1 S. Terada et al., “Orange-red Si quantum dot LEDs from recycled rice husks”, ACS Sustainable Chemistry & Engineering, vol.10(5), pp. 1765–1776, 2022.  DOI: 10.1021/acssuschemeng.1c04985

Communiqué de presse de l’Université d’Hiroshima : https://www.hiroshima-u.ac.jp/en/news/70366

2Un confinement quantique a lieu lorsque les déplacements des électrons ou des trous d'un semiconducteur sont limités dans une, deux ou trois dimensions. On parle alors respectivement de puits quantique, de fil quantique ou de boîte quantique.

3Pour en savoir plus sur la luminescence cristalline, les quantum dots, la photoluminescence, l’électroluminescence : B. Valeur, Lumière et luminescence.
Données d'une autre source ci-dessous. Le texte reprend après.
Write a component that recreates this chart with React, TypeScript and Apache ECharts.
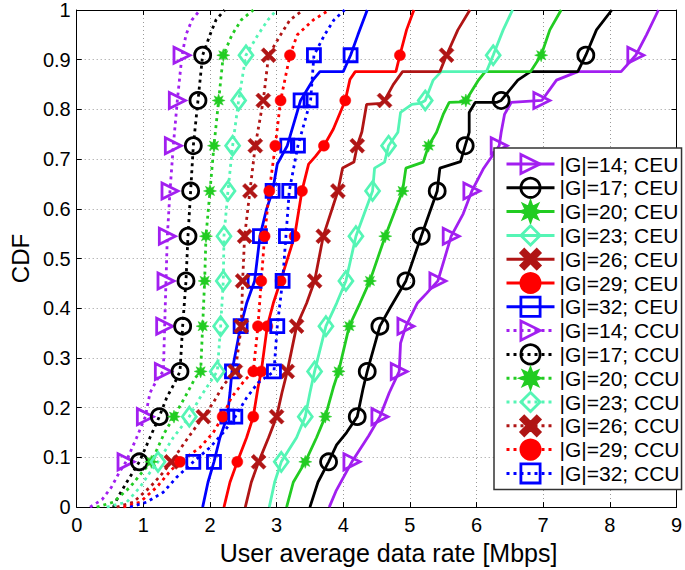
import React, { useEffect, useRef } from "react";
import * as echarts from "echarts";

// Marker levels (CDF values where markers are drawn)
const MARK_Y = [0.091, 0.182, 0.273, 0.364, 0.455, 0.545, 0.636, 0.727, 0.818, 0.909];

// X axis ticks / Y axis ticks
const X_MIN = 0, X_MAX = 9, X_STEP = 1;
const Y_MIN = 0, Y_MAX = 1, Y_STEP = 0.1;

// ---- CEU curves (solid) : [rate, CDF]
const CEU_14 = [[3.79,0],[3.89,0.032],[4.13,0.091],[4.38,0.143],[4.55,0.182],[4.69,0.23],[4.84,0.273],[4.86,0.33],[4.94,0.364],[5.11,0.41],[5.25,0.43],[5.42,0.455],[5.52,0.5],[5.62,0.545],[5.80,0.59],[5.93,0.636],[6.10,0.68],[6.34,0.727],[6.37,0.754],[6.42,0.79],[6.52,0.814],[6.98,0.818],[7.20,0.859],[7.52,0.876],[8.17,0.876],[8.39,0.909],[8.55,0.95],[8.73,1]];
const CEU_17 = [[3.50,0],[3.62,0.05],[3.78,0.091],[3.90,0.125],[4.05,0.15],[4.21,0.182],[4.30,0.24],[4.36,0.273],[4.55,0.364],[4.70,0.40],[4.94,0.455],[5.17,0.545],[5.41,0.636],[5.45,0.682],[5.76,0.695],[5.83,0.727],[5.89,0.754],[5.89,0.794],[5.98,0.814],[6.30,0.814],[6.37,0.818],[6.62,0.859],[6.81,0.876],[7.52,0.876],[7.64,0.909],[7.80,0.96],[8.03,1]];
const CEU_20 = [[3.15,0],[3.25,0.05],[3.43,0.091],[3.60,0.14],[3.73,0.182],[3.85,0.24],[3.93,0.273],[4.09,0.364],[4.25,0.41],[4.40,0.455],[4.63,0.545],[4.89,0.636],[4.94,0.682],[5.20,0.694],[5.28,0.727],[5.40,0.754],[5.50,0.79],[5.59,0.814],[5.80,0.815],[5.84,0.818],[6.03,0.859],[6.13,0.876],[6.81,0.876],[6.97,0.909],[7.10,0.96],[7.27,1]];
const CEU_23 = [[2.89,0],[2.97,0.05],[3.07,0.091],[3.30,0.14],[3.43,0.182],[3.50,0.23],[3.57,0.273],[3.74,0.364],[3.90,0.41],[4.04,0.455],[4.19,0.545],[4.44,0.636],[4.47,0.682],[4.62,0.694],[4.68,0.727],[4.82,0.754],[4.86,0.794],[5.03,0.81],[5.15,0.812],[5.23,0.818],[5.35,0.859],[5.47,0.876],[6.15,0.876],[6.25,0.909],[6.40,0.96],[6.54,1]];
const CEU_26 = [[2.53,0],[2.62,0.05],[2.73,0.091],[2.88,0.14],[3.00,0.182],[3.08,0.23],[3.16,0.273],[3.30,0.364],[3.45,0.41],[3.57,0.455],[3.70,0.545],[3.92,0.636],[3.99,0.682],[4.16,0.694],[4.21,0.727],[4.28,0.755],[4.35,0.81],[4.57,0.812],[4.62,0.818],[4.75,0.85],[4.89,0.876],[5.45,0.876],[5.55,0.909],[5.72,0.96],[5.90,1]];
const CEU_29 = [[2.21,0],[2.30,0.05],[2.41,0.091],[2.55,0.14],[2.65,0.182],[2.72,0.24],[2.77,0.273],[2.86,0.364],[2.95,0.41],[3.06,0.455],[3.27,0.545],[3.38,0.636],[3.48,0.69],[3.58,0.705],[3.71,0.727],[3.85,0.76],[4.03,0.818],[4.10,0.86],[4.18,0.876],[4.79,0.876],[4.85,0.909],[4.95,0.96],[5.06,1]];
const CEU_32 = [[1.89,0],[1.97,0.05],[2.06,0.091],[2.15,0.14],[2.26,0.182],[2.30,0.23],[2.33,0.273],[2.46,0.364],[2.55,0.41],[2.67,0.455],[2.75,0.545],[2.85,0.6],[2.94,0.636],[3.01,0.69],[3.16,0.727],[3.36,0.818],[3.55,0.86],[3.65,0.876],[4.00,0.876],[4.11,0.909],[4.22,0.95],[4.36,1]];

// ---- CCU curves (dotted)
const CCU_14 = [[0.20,0],[0.38,0.015],[0.52,0.04],[0.64,0.07],[0.74,0.091],[0.90,0.14],[1.03,0.182],[1.10,0.23],[1.22,0.26],[1.30,0.273],[1.32,0.364],[1.34,0.455],[1.36,0.545],[1.40,0.636],[1.45,0.727],[1.51,0.818],[1.58,0.909],[1.64,0.95],[1.73,0.98],[1.85,1]];
const CCU_17 = [[0.55,0],[0.62,0.02],[0.75,0.05],[0.94,0.091],[1.10,0.14],[1.24,0.182],[1.35,0.22],[1.47,0.25],[1.55,0.273],[1.59,0.364],[1.64,0.455],[1.67,0.545],[1.71,0.636],[1.75,0.727],[1.82,0.818],[1.89,0.909],[2.00,0.95],[2.09,0.98],[2.22,1]];
const CCU_20 = [[0.30,0],[0.55,0.01],[0.80,0.04],[0.98,0.07],[1.12,0.091],[1.32,0.15],[1.46,0.182],[1.62,0.22],[1.78,0.26],[1.86,0.273],[1.89,0.364],[1.92,0.455],[1.94,0.545],[2.00,0.636],[2.06,0.727],[2.13,0.818],[2.20,0.909],[2.33,0.95],[2.47,0.98],[2.65,1]];
const CCU_23 = [[0.45,0],[0.75,0.01],[0.95,0.04],[1.10,0.07],[1.22,0.091],[1.45,0.14],[1.69,0.182],[1.85,0.22],[2.02,0.255],[2.11,0.273],[2.16,0.364],[2.20,0.455],[2.21,0.545],[2.27,0.636],[2.34,0.727],[2.43,0.818],[2.54,0.909],[2.72,0.95],[2.87,0.98],[3.00,1]];
const CCU_26 = [[0.60,0],[0.85,0.01],[1.10,0.04],[1.30,0.07],[1.42,0.091],[1.62,0.13],[1.90,0.182],[2.05,0.21],[2.20,0.245],[2.38,0.273],[2.47,0.364],[2.49,0.455],[2.52,0.545],[2.60,0.636],[2.68,0.727],[2.80,0.818],[2.88,0.909],[3.06,0.95],[3.20,0.98],[3.40,1]];
const CCU_29 = [[0.70,0],[0.95,0.01],[1.20,0.04],[1.42,0.075],[1.55,0.091],[1.85,0.12],[2.05,0.15],[2.19,0.182],[2.32,0.22],[2.52,0.255],[2.65,0.273],[2.72,0.364],[2.77,0.455],[2.82,0.545],[2.89,0.636],[2.98,0.727],[3.06,0.818],[3.20,0.909],[3.31,0.95],[3.55,0.98],[3.79,1]];
const CCU_32 = [[0.80,0],[1.05,0.01],[1.30,0.03],[1.50,0.06],[1.75,0.091],[2.00,0.12],[2.20,0.15],[2.38,0.182],[2.55,0.22],[2.72,0.25],[2.96,0.273],[3.01,0.364],[3.09,0.455],[3.14,0.545],[3.19,0.636],[3.32,0.727],[3.51,0.818],[3.56,0.909],[3.72,0.95],[3.86,0.98],[4.02,1]];

const NAMES = [
  "|G|=14; CEU", "|G|=17; CEU", "|G|=20; CEU", "|G|=23; CEU", "|G|=26; CEU", "|G|=29; CEU", "|G|=32; CEU",
  "|G|=14; CCU", "|G|=17; CCU", "|G|=20; CCU", "|G|=23; CCU", "|G|=26; CCU", "|G|=29; CCU", "|G|=32; CCU",
];

const X_NAME = "User average data rate [Mbps]";
const Y_NAME = "CDF";

const FONT = "'Liberation Sans', Arial, Helvetica, sans-serif";

function starPath(n: number, ro: number, ri: number) {
  let d = "";
  for (let i = 0; i < 2 * n; i++) {
    const r = i % 2 ? ri : ro;
    const a = (Math.PI * i) / n - Math.PI / 2;
    d += (i ? "L" : "M") + (10 + r * Math.cos(a)).toFixed(2) + "," + (10 + r * Math.sin(a)).toFixed(2);
  }
  return "path://" + d + "Z";
}

const X_PATH = "path://M3.5,0 L10,6.5 L16.5,0 L20,3.5 L13.5,10 L20,16.5 L16.5,20 L10,13.5 L3.5,20 L0,16.5 L6.5,10 L0,3.5 Z";

const MARKERS: any[] = [
  { symbol: "triangle", rotate: -90, size: 16, open: true, color: "#a21ff0" },
  { symbol: "circle", rotate: 0, size: 16, open: true, color: "#000000" },
  { symbol: starPath(8, 10, 5), rotate: 0, size: 13, open: false, color: "#22cc22" },
  { symbol: "diamond", rotate: 0, size: [14, 19], open: true, color: "#55f5b5" },
  { symbol: X_PATH, rotate: 0, size: 15, open: false, color: "#b01515" },
  { symbol: "circle", rotate: 0, size: 11, open: false, color: "#ff0000" },
  { symbol: "rect", rotate: 0, size: 13, open: true, color: "#0000ff" },
];

const CURVES = [CEU_14, CEU_17, CEU_20, CEU_23, CEU_26, CEU_29, CEU_32, CCU_14, CCU_17, CCU_20, CCU_23, CCU_26, CCU_29, CCU_32];

function buildSeries() {
  return CURVES.map((pts, i) => {
    const m = MARKERS[i % 7];
    const dotted = i >= 7;
    return {
      type: "line",
      name: NAMES[i],
      data: pts.map(([x, y]) => (MARK_Y.includes(y) ? [x, y] : { value: [x, y], symbol: "none" })),
      symbol: m.symbol,
      symbolSize: m.size,
      symbolRotate: m.rotate,
      showAllSymbol: true,
      lineStyle: { color: m.color, width: 2.8, type: dotted ? [3, 4] : "solid", cap: "butt" },
      itemStyle: m.open
        ? { color: "rgba(255,255,255,0)", borderColor: m.color, borderWidth: 2.8 }
        : { color: m.color, borderColor: m.color, borderWidth: 0.5 },
      emphasis: { disabled: true },
      z: 3,
    };
  });
}

export default function App() {
  const ref = useRef<HTMLDivElement>(null);
  useEffect(() => {
    if (!ref.current) return;
    const chart = echarts.init(ref.current, null, { renderer: "svg" });
    const axisCommon = {
      type: "value",
      axisLine: { show: true, onZero: false, lineStyle: { color: "#000", width: 1 } },
      axisTick: { show: true, inside: true, length: 5, lineStyle: { color: "#000" } },
    };
    chart.setOption({
      animation: false,
      backgroundColor: "#ffffff",
      textStyle: { fontFamily: FONT },
      grid: { left: 63, right: 5, top: 8, bottom: 53, containLabel: false },
      xAxis: [
        {
          ...axisCommon,
          position: "bottom",
          min: X_MIN, max: X_MAX, interval: X_STEP,
          name: X_NAME,
          nameLocation: "middle",
          nameGap: 31,
          nameTextStyle: { fontSize: 25, color: "#000", fontFamily: FONT, padding: [0, 0, 0, 24] },
          axisLabel: { fontSize: 20, color: "#000", margin: 8, fontFamily: FONT },
          splitLine: { show: true, lineStyle: { color: "#999", type: [1, 3], width: 1 } },
        },
        {
          ...axisCommon,
          position: "top",
          min: X_MIN, max: X_MAX, interval: X_STEP,
          axisLabel: { show: false },
          splitLine: { show: false },
        },
      ],
      yAxis: [
        {
          ...axisCommon,
          position: "left",
          min: Y_MIN, max: Y_MAX, interval: Y_STEP,
          name: Y_NAME,
          nameLocation: "middle",
          nameGap: 43,
          nameTextStyle: { fontSize: 24, color: "#000", fontFamily: FONT },
          axisLabel: { fontSize: 20, color: "#000", margin: 6, fontFamily: FONT },
          splitLine: { show: true, lineStyle: { color: "#999", type: [1, 3], width: 1 } },
        },
        {
          ...axisCommon,
          position: "right",
          min: Y_MIN, max: Y_MAX, interval: Y_STEP,
          axisLabel: { show: false },
          splitLine: { show: false },
        },
      ],
      legend: {
        data: NAMES,
        orient: "vertical",
        left: 494,
        top: 148,
        itemWidth: 48,
        itemHeight: 24,
        itemGap: 1.8,
        padding: [5, 2, 5, 11],
        backgroundColor: "#ffffff",
        borderColor: "#333",
        borderWidth: 1.5,
        borderRadius: 0,
        selectedMode: false,
        lineStyle: { width: 3 },
        itemStyle: { borderWidth: 2.8 },
        textStyle: { fontSize: 21, color: "#000", fontFamily: FONT, padding: [0, 0, 0, 0] },
      },
      series: buildSeries(),
    });
    return () => chart.dispose();
  }, []);
  return <div ref={ref} style={{ position: "fixed", left: 0, top: 0, width: 685, height: 570 }} />;
}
Ces phénomènes lumineux qui nous entourent, Belin, 2017 (2e éd.).

4“Les milles usages des quantum dots“, Techniques de l’ingénieur, 2014 – “Quantum dot”, Wikipedia.

5S. Bailly, “Des boîtes quantiques pour panneaux solaires”, Pour la Science, n° 535, mai 2022, p. 8.

6Les semiconducteurs utilisés pour fabriquer des quantum dots sont le plus souvent le séléniure de cadmium (CdSe), l'arséniure d'indium (InAs), le phosphure d'indium (InP), le sulfure de cadmium (CdS).

7“Silicon quantum dot”, Wikipedia.

8La fonctionnalisation consiste en un greffage de groupes décyl (C10H22).